Mais M. Macron, encore une fois, la confusion de votre pensée complexe est une source d’erreurs colossales.

Ce qu’il est impératif de mettre en œuvre, M. Macron, et de manière urgente, c’est une diminution du temps de travail, afin de le partager mieux et plus intelligemment.

Mais nous comprenons bien, M. Macron, qu’il soit préférable pour les intérêts que vous défendez de mener une politique de terreur sociale basée sur le spectre du chômage, antichambre de déclassement et de misère.

Certains, notamment ceux qui vous ont mis en place M. Macron, voudraient nous faire croire que la justice sociale est un luxe auquel il faudrait renoncer en ces temps difficiles ; mais en fait c’est le seul moyen de sortir de la crise.

Les jeunes M. Macron, sont tellement lassés de vos discours d’un autre temps qu’ils nourrissent un dégoût bien légitime de votre politique. Ces jeunes, M. Macron, vivent pour beaucoup dans un monde qui vous échappe déjà. Ce sont les « nuits debout », ce sont les « fainéants » les « cyniques », les « fouteurs de bordel » fatigués de vos hérésies travestissant la réalité.

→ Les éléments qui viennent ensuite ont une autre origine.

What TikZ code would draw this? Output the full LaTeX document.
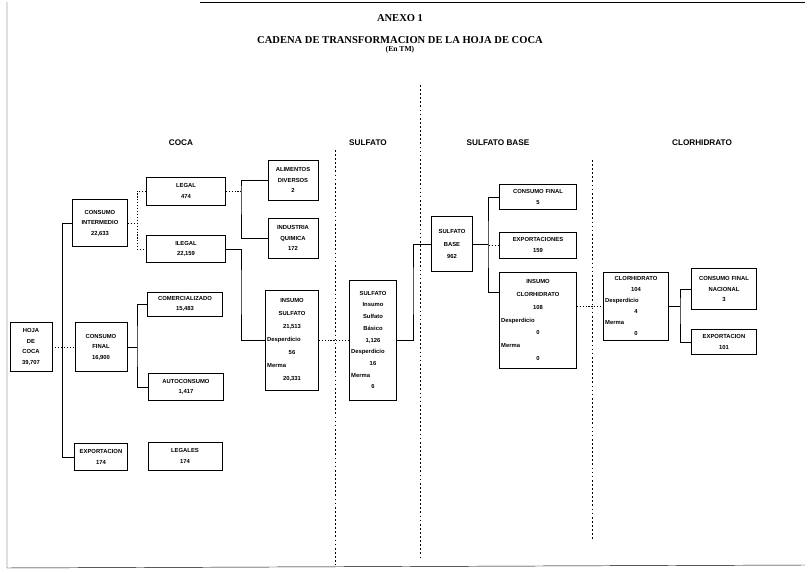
\documentclass[tikz,border=0pt]{standalone}
\usepackage{fontspec}
\setmainfont{Liberation Sans}
\newfontfamily\titulofont{Liberation Serif}
\newcommand{\izq}[1]{\makebox[\hsize][l]{#1}}
\begin{document}
\begin{tikzpicture}[x=0.03cm,y=-0.03cm,
  caja/.style={draw, thin, align=center, inner sep=1pt, font=\fontsize{5}{9}\selectfont\bfseries},
  cajaalta/.style={caja, font=\fontsize{5}{11}\selectfont\bfseries},
  conector/.style={thin},
  punteado/.style={thin, dash pattern=on 1pt off 1.5pt},
  divisor/.style={thin, dash pattern=on 1.5pt off 2pt},
  columna/.style={font=\fontsize{7}{8}\selectfont\bfseries},
  titulo/.style={font=\titulofont\fontsize{9}{10}\selectfont\bfseries}]
\useasboundingbox (0,0) rectangle (809,573);
\draw[conector] (200,2) -- (805,2);
\draw[conector] (7,2) -- (7,568) -- (805,565);
\node[titulo] (anexo) at (400,18) {ANEXO 1};
\node[titulo] (cadena) at (400,40) {CADENA DE TRANSFORMACION DE LA HOJA DE COCA};
\node[titulo, font=\titulofont\fontsize{6.5}{7}\selectfont\bfseries] (unidad) at (400,50) {(En TM)};
\draw[divisor] (335,150) -- (335,565);
\draw[divisor] (420,85) -- (420,560);
\draw[divisor] (592,160) -- (592,540);
\node[columna] (ccoca) at (181,143) {COCA};
\node[columna] (csulfato) at (368,143) {SULFATO};
\node[columna] (cbase) at (498,143) {SULFATO BASE};
\node[columna] (cclor) at (702,143) {CLORHIDRATO};
\node[caja, minimum width=1.26cm, minimum height=1.47cm, text width=1.16cm] (hoja) at (31,347) {HOJA\\DE\\COCA\\39,707};
\node[caja, minimum width=1.65cm, minimum height=1.41cm, text width=1.55cm] (ci) at (100,223) {CONSUMO\\INTERMEDIO\\22,633};
\node[caja, minimum width=1.56cm, minimum height=1.47cm, text width=1.46cm] (cf) at (101,347) {CONSUMO\\FINAL\\16,900};
\node[caja, minimum width=1.59cm, minimum height=0.81cm, text width=1.49cm] (exp) at (101,457) {EXPORTACION\\174};
\node[caja, minimum width=2.37cm, minimum height=0.84cm, text width=2.27cm] (legal) at (186,191) {LEGAL\\474};
\node[caja, minimum width=2.37cm, minimum height=0.81cm, text width=2.27cm] (ilegal) at (186,249) {ILEGAL\\22,159};
\node[caja, minimum width=2.25cm, minimum height=0.72cm, text width=2.15cm] (comerc) at (185,304) {COMERCIALIZADO\\15,483};
\node[caja, minimum width=2.25cm, minimum height=0.81cm, text width=2.15cm] (auto) at (186,387) {AUTOCONSUMO\\1,417};
\node[caja, minimum width=2.22cm, minimum height=0.84cm, text width=2.12cm] (legales) at (185,456) {LEGALES\\174};
\node[caja, minimum width=1.5cm, minimum height=1.2cm, text width=1.4cm] (alim) at (293,180) {ALIMENTOS\\DIVERSOS\\2};
\node[caja, minimum width=1.5cm, minimum height=1.2cm, text width=1.4cm] (indus) at (293,238) {INDUSTRIA\\QUIMICA\\172};
\node[cajaalta, minimum width=1.59cm, minimum height=3.0cm, text width=1.49cm] (insul) at (292,340) {INSUMO\\SULFATO\\21,513\\\izq{Desperdicio}\\56\\\izq{Merma}\\20,331};
\node[cajaalta, font=\fontsize{5}{10}\selectfont\bfseries, minimum width=1.41cm, minimum height=3.6cm, text width=1.31cm] (sulf) at (373,340) {SULFATO\\Insumo\\Sulfato\\B\'asico\\1,126\\\izq{Desperdicio}\\16\\\izq{Merma}\\6};
\node[caja, font=\fontsize{5}{11}\selectfont\bfseries, minimum width=1.23cm, minimum height=1.65cm, text width=1.13cm] (sb) at (452,244) {SULFATO\\BASE\\962};
\node[caja, minimum width=2.31cm, minimum height=0.75cm, text width=2.21cm] (cfsb) at (538,197) {CONSUMO FINAL\\5};
\node[caja, minimum width=2.31cm, minimum height=0.78cm, text width=2.21cm] (expsb) at (538,245) {EXPORTACIONES\\159};
\node[cajaalta, minimum width=2.31cm, minimum height=2.88cm, text width=2.21cm] (incl) at (538,320) {INSUMO\\CLORHIDRATO\\108\\\izq{Desperdicio}\\0\\\izq{Merma}\\0};
\node[caja, font=\fontsize{5}{9.5}\selectfont\bfseries, minimum width=1.95cm, minimum height=2.04cm, text width=1.85cm] (cl) at (636,306) {CLORHIDRATO\\104\\\izq{Desperdicio}\\4\\\izq{Merma}\\0};
\node[caja, minimum width=1.95cm, minimum height=1.23cm, text width=1.85cm] (cfn) at (724,289) {CONSUMO FINAL\\NACIONAL\\3};
\node[caja, minimum width=1.95cm, minimum height=0.75cm, text width=1.85cm] (expcl) at (724,342) {EXPORTACION\\101};
\coordinate (b1) at (62,223);
\coordinate (b2) at (137,223);
\coordinate (b3) at (137,347);
\coordinate (b4) at (241,191);
\coordinate (b5) at (241,290);
\coordinate (b6) at (413,290);
\coordinate (b7) at (488,244);
\coordinate (b7c) at (500,292);
\coordinate (b8) at (680,306);
\draw[punteado] (hoja.east) -- (cf.west);
\draw[conector] (ci.west) -- (b1) |- (exp.west);
\draw[punteado] (ci.east) -- (b2);
\draw[punteado] (legal.west) -| (b2) |- (ilegal.west);
\draw[conector] (cf.east) -- (b3);
\draw[conector] (comerc.west) -| (b3) |- (auto.west);
\draw[punteado] (legal.east) -- (b4);
\draw[conector] (alim.west) -| (b4) |- (indus.west);
\draw[conector] (ilegal.east) -| (b5) |- (insul.west);
\draw[punteado] (insul.east) -- (sulf.west);
\draw[conector] (sulf.east) -| (b6) |- (sb.west);
\draw[conector] (sb.east) -- (b7);
\draw[conector] (cfsb.west) -| (b7) |- (b7c);
\draw[punteado] (expsb.west) -- (expsb.west -| b7);
\draw[punteado] (cl.west -| incl.east) -- (cl.west);
\draw[conector] (cl.east) -- (b8);
\draw[conector] (cfn.west) -| (b8) |- (expcl.west);
\end{tikzpicture}
\end{document}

Nous vous disons M. Macron, que les jeunes et les travailleurs veulent travailler moins, que c’est le sens de l’histoire, du développement collectif et personnel, que c’est bon pour la planète, et que ce n’est pas une utopie de réfuter cet axiome : le capital doit croître pour ruisseler.

Utopie ? C’est avec les utopies qu’on a construit le monde M. Macron. Il serait souhaitable que vous preniez conscience que ce n’est pas en améliorant la bougie qu’on a inventé l’ampoule électrique. Votre politique n’est qu’un rafistolage honteux des politiques qui nous ont menés dans les excès de concentration de capital au préjudice de plus de justice.

Alors M. Macron, il ne faudrait pas vous étonner de la désaffection des jeunes pour les élections.

Derrière votre apparente jeunesse, vous êtes suranné, vos idées sont si vieilles qu’elles sentent l’univers balzacien dont vous êtes issu.

Votre acharnement à défendre ce vieux monde est pathétique ; les jeunes, M. Macron,  ne partagent pas vos rêves et ne veulent pas travailler plus de 35 heures pour augmenter la concentration de capital et détruire le monde.

« La difficulté n’est pas de comprendre les idées nouvelles. Elle est d’échapper aux idées anciennes qui ont poussé leurs ramifications dans tous les recoins de l’esprit des personnes ayant reçu la même formation ».

Cela va peut-être vous surprendre M. Macron, mais John Maynard Keynes avait déjà compris, lui.